ブルース・ウェーバーもまた美の囚われ人ということなのだろうか・・・

最後に、映画の中でチェットが歌う場面。
歌詞を一句一句、丁寧にマイクに囁くように歌うチェットの姿について──
長い引用で申し訳ないがここに記して今回は終わりにしたい。

【 Almost Blue 】
この曲がもともと想定していた歌い手のところへ
最終的に届くことになったその道筋は奇妙なものだ。
僕がこれを書いたのは1981年で、チェット・ベイカーの
ヴォーカル・アルバムを2、3枚、ずいぶんと聞込んだ後だった。

僕の次のアルバムの録音中に思いがけなくもチェットがロンドンに現れた。
僕はチェットに『オールモスト・ブルー』のテープを渡した。が、
彼がそれを聴く間もないうちに、どこかに置き忘れてしまうことは十分に予想出来た。

それから数年、チェットがロンドンで演奏するときには、僕はいつも観に行った。
一緒に一杯やったり軽くおしゃべりしたりした。
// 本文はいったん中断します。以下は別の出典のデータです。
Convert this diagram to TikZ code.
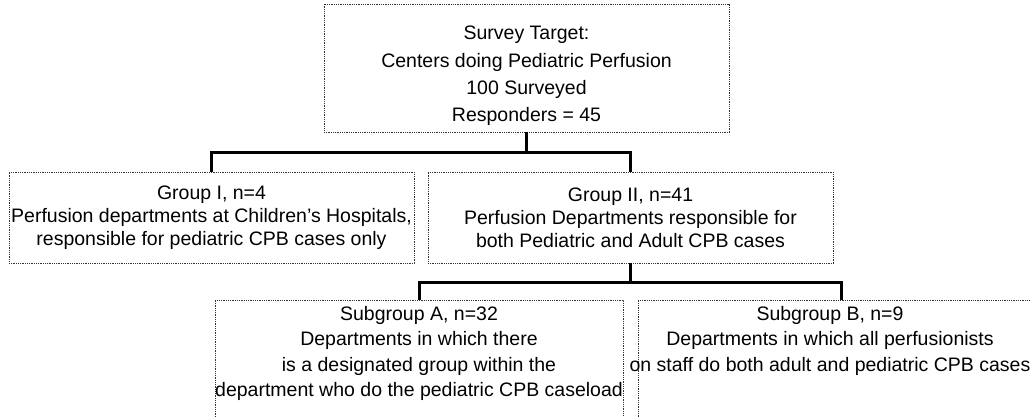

が、
僕が彼にプレゼントした歌について話題になったことは、一度もなかった。
・・・・・・
チェットの死から数ヶ月経って、この歌を彼がひどく弱々しく歌っているテープを渡された。
それはブルース・ウェーバーによるチェットのドキュメンタリー
『レッツ・ゲット・ロスト』のワン・シーンからとられたものだった。

そこでのチェットは、酔っぱらった相手になんとか演奏を成り立たせようとしていた。
そのシーンは僕が最初に彼と出会ったときと良く似ていたが、なお一層心が痛んだのは、
そもそも僕の歌を演奏しようとしてくれたことに礼を言うことが、もう出来ないことだった。